Elbette, Ortadoğu’da bukalemun siyaseti güden, tavşana kaç tazıya tut taktiği uygulayan, dost görünümlü ülkelerin liderlerine!
İşte o ince mesajlardan birkaçı:
* Dost ve müttefiklik lastiğiniz patladı! Sabır otobanında jantta gidiyorsunuz haberiniz olsun!
* Bölgedeki terör örgütlerini sizin nasıl pompaladığınızı biliyoruz ama ne kadar pompalarsanız pompalayın biz o havayı indirmesini biliriz!
* PYD-PKK-YPG binmişiniz hepbirlikte lastikleri kabak bir alamete, gidiyorsunuz kıyamete! Hayırlı yolculuklar!
* Ne diyor ünlü lastik markaları reklamlarında, “sağlam basıcan bu hayatta”… Biz de Afrin’de aynen öyle yapıyoruz!
Mahfel’i kim işletsin?
Alinur Aktaş’ın, Büyükşehir Belediye Başkanlığına gelir gelmez el attığı konulardan biri de sosyal tesislerdi.
Sayıca çok fazlaydılar ve en kötüsü de çoğu zarar ediyordu!
Zararın neresinden dönülse kardır düşüncesiyle bazılarını kapatma, bazılarını da ihale yoluyla özel sektöre kiralama kararı alındı.
Kiralanacaklar arasında Setbaşı’ndaki tarihi Mahfel Çay Bahçesi de var…
Bu tesisin biz eski Bursalıların anılarında yeri başkadır.
Sevenlerin buluştuğu, edebiyatçıların ilham aldığı, ailelerin dostlarıyla kahve ve Bursa kokulu derin sohbetlere daldığı özel bir mekandı.
BURFAŞ, zarar etme pahasına da olsa bu geleneği sürdürmeye çalıştı.
Önümüzdeki günlerde ihaleye çıkarılacak Mahfel…
Umarız, ihalede tesisin sadece ticari değil bu manevi yönü de göz önünde bulundurulur.
Mahfel, tarihini ve Bursalılar için anısal önemini, değerini bilen işletmeciye gider!
Sevgililerin moralini bozan araştırma!
Daha dün yazmıştım…
14 Şubat Sevgililer Günü’nde evlenmek için nikah memurluklarına başvuru yoğunluğu yaşandığını…
O gün evlenmenin esprisi şu…
Gelecek yıllarda, bu özel günü evlilik yıldönümüyle birlikte kutlamak.

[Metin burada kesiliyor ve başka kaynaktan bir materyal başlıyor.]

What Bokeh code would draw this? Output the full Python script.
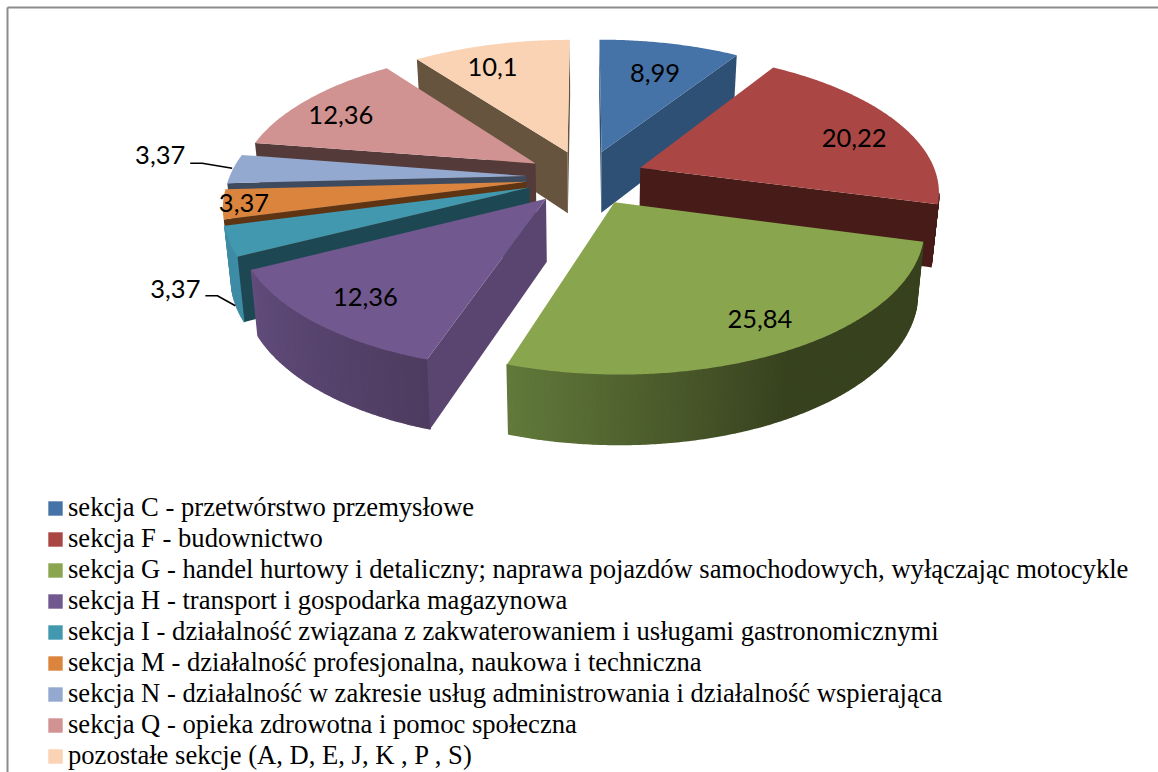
import math
from bokeh.plotting import figure
from bokeh.models import Range1d, Legend, LegendItem
from bokeh.core.properties import value
from bokeh.embed import file_html
from bokeh.resources import INLINE

# ---- data ----
CATEGORIES = [
    "sekcja C - przetwórstwo przemysłowe",
    "sekcja F - budownictwo",
    "sekcja G - handel hurtowy i detaliczny; naprawa pojazdów samochodowych, wyłączając motocykle",
    "sekcja H - transport i gospodarka magazynowa",
    "sekcja I - działalność związana z zakwaterowaniem i usługami gastronomicznymi",
    "sekcja M - działalność profesjonalna, naukowa i techniczna",
    "sekcja N - działalność w zakresie usług administrowania i działalność wspierająca",
    "sekcja Q - opieka zdrowotna i pomoc społeczna",
    "pozostałe sekcje (A, D, E, J, K , P , S)",
]
VALUES = [8.99, 20.22, 25.84, 12.36, 3.37, 3.37, 3.37, 12.36, 10.1]
LABELS = ["8,99", "20,22", "25,84", "12,36", "3,37", "3,37", "3,37", "12,36", "10,1"]

# ---- styles ----
TOP = ["#4573A7", "#AA4643", "#89A54E", "#71588F", "#4198AF", "#DB843D", "#93A9CF", "#D19392", "#FAD2B4"]
RADIAL = ["#2F5075", "#471B18", "#3A4A22", "#5A4570", "#1D4853", "#5E3413", "#3E4A5E", "#553A3A", "#66543F"]
OUTER = [("#2F5075", "#2F5075"), ("#6B2B29", "#471B18"), ("#38421F", "#627A3B"), ("#4E3C60", "#614C7B"),
         ("#3F8CA5", "#3F8CA5"), None, None, ("#845D5C", "#845D5C"), ("#9E8672", "#9E8672")]
OUTER_BREAK = [0, 0, 0.5, 0, 0, 0, 0, 0, 0]
DRAW_ORDER = [8, 0, 1, 2, 7, 6, 5, 4, 3]
LABEL_OFFSET = [(7, -5), (44, 1), (39, 26), (-38, 21), (-163, 67), (-87, 7), (-175, -16), (-43, -6), (-23, -12)]
LEADERS = {4: [(30, 7), (42, 7), (60, 17)], 6: [(30, 8), (42, 8), (72, 13)]}

CX, CY, A, B, K, H, EXPLODE = 585, 177, 297, 137, 0.155, 62, 0.2


def proj(X, Y, z=0):
    s = 1 / (1 + K * Y)
    return CX + A * X * s * (1 - 0.02 * z), CY - B * Y * s + H * s ** 0.6 * z


def hex2rgb(c):
    return [int(c[i:i + 2], 16) for i in (1, 3, 5)]


def lerp(c0, c1, t):
    a, b = hex2rgb(c0), hex2rgb(c1)
    return "#%02x%02x%02x" % tuple(round(a[i] + (b[i] - a[i]) * t) for i in range(3))


p = figure(width=1158, height=772, output_backend="svg", toolbar_location=None,
           x_range=Range1d(0, 1158), y_range=Range1d(772, 0),
           x_axis_type=None, y_axis_type=None, min_border=0, outline_line_color=None)
p.grid.visible = False

# chart frame
p.line([7, 7], [772, 7], line_color="#8C8C8C", line_width=2)
p.line([7, 1158], [7, 7], line_color="#8C8C8C", line_width=2)

total = sum(VALUES)
starts, acc = [], 0.0
for v in VALUES:
    starts.append(acc)
    acc += v / total * 360

legend_renderers = {}
anchors = {}
for i in DRAW_ORDER:
    t0, t1 = starts[i], starts[i] + VALUES[i] / total * 360
    m = math.radians((t0 + t1) / 2)
    ex, ey = EXPLODE * math.sin(m), EXPLODE * math.cos(m)
    anchors[i] = proj(0.85 * math.sin(m), 0.85 * math.cos(m))
    n = max(3, int((t1 - t0) * 2))
    th = [math.radians(t0 + (t1 - t0) * j / n) for j in range(n + 1)]
    rim = [(ex + math.sin(a), ey + math.cos(a)) for a in th]

    # outer wall, only the quads that face the viewer
    qx, qy, qc = [], [], []
    if OUTER[i]:
        for j in range(n):
            a, b = proj(*rim[j]), proj(*rim[j + 1])
            if b[0] < a[0]:
                a2, b2 = proj(*rim[j], 1), proj(*rim[j + 1], 1)
                qx.append([a[0], b[0], b2[0], a2[0]])
                qy.append([a[1], b[1], b2[1], a2[1]])
                f = OUTER_BREAK[i]
                qc.append(lerp(OUTER[i][0], OUTER[i][1], max(0.0, (j / n - f) / (1 - f))))
    if qx:
        p.patches(qx, qy, fill_color=qc, line_color=qc, line_width=1.5)

    # radial walls
    apex = proj(ex, ey)
    apex2 = proj(ex, ey, 1)
    r0, r1 = proj(*rim[0]), proj(*rim[-1])
    if r0[0] < apex[0]:
        b0 = proj(*rim[0], 1)
        p.patch([apex[0], r0[0], b0[0], apex2[0]], [apex[1], r0[1], b0[1], apex2[1]],
                fill_color=RADIAL[i], line_color=None)
    if r1[0] > apex[0]:
        b1 = proj(*rim[-1], 1)
        p.patch([apex[0], r1[0], b1[0], apex2[0]], [apex[1], r1[1], b1[1], apex2[1]],
                fill_color=RADIAL[i], line_color=None)

    # top
    pts = [proj(ex, ey)] + [proj(*q) for q in rim]
    legend_renderers[i] = p.patch([q[0] for q in pts], [q[1] for q in pts],
                                  fill_color=TOP[i], line_color=None)

lx = [anchors[i][0] + LABEL_OFFSET[i][0] for i in range(len(VALUES))]
ly = [anchors[i][1] + LABEL_OFFSET[i][1] for i in range(len(VALUES))]
for i, pts in LEADERS.items():
    p.line([lx[i] + q[0] for q in pts], [ly[i] + q[1] for q in pts], line_color="black", line_width=1.5)
p.text(lx, ly, text=LABELS, text_font=value("Lato"), text_font_size="25.5px", text_color="black",
       text_align="center", text_baseline="middle")

legend = Legend(
    items=[LegendItem(label=c, renderers=[legend_renderers[i]]) for i, c in enumerate(CATEGORIES)],
    location=(46, 1), orientation="vertical",
    label_text_font="Liberation Serif", label_text_font_size="26.6px", label_text_color="black",
    glyph_width=18, glyph_height=18, label_standoff=4, spacing=0, padding=0, margin=0,
    border_line_color=None, background_fill_alpha=0, label_height=29,
)
p.add_layout(legend, "center")

open("out.html", "w").write(file_html(p, INLINE))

Ne var ki, evdeki hesap çarşıya uymayabilir!
Avusturya’nın Melbourne Üniversitesi’nde yapılan araştırmada, o gün evlenen çiftlerin, sanılanın aksine daha mutsuz evliliklere yelken açtıkları ortaya çıkmış.
Geçmişte Sevgililer Günü’nde evlenen çiftlerin yüzde 45’i, daha 3.ncü evlilik yıldönümüne ulaşmadan boşanmış!
Sevgilisi olmayan bilim insanlarının kıskançlığı diyeceğim ama tam 1.1 milyon evliliği inceleyerek bu sonuca varmışlar.
Siz yine de bugün evleneceklere bu yazıyı okutmayın, moralleri bozulmasın!
Kızaklar kaldı elde!
Ha bugün ha yarın dedik…
Fakat beklenen kar bir türlü yağmadı bu kış…
Marketler de umudunu kesmiş olacaklar ki meteorolojiden, plastik kar kızaklarını marketin önüne çıkarıp indirimli fiyattan satmaya başlamışlar.
Meteorolojinin bir suçu yok, kar yağmaması hep benim yüzümden!
Takmayacaktım kış lastiklerini yazdan!
Ceza olarak, gidip alsam mı kendime o kızaktan?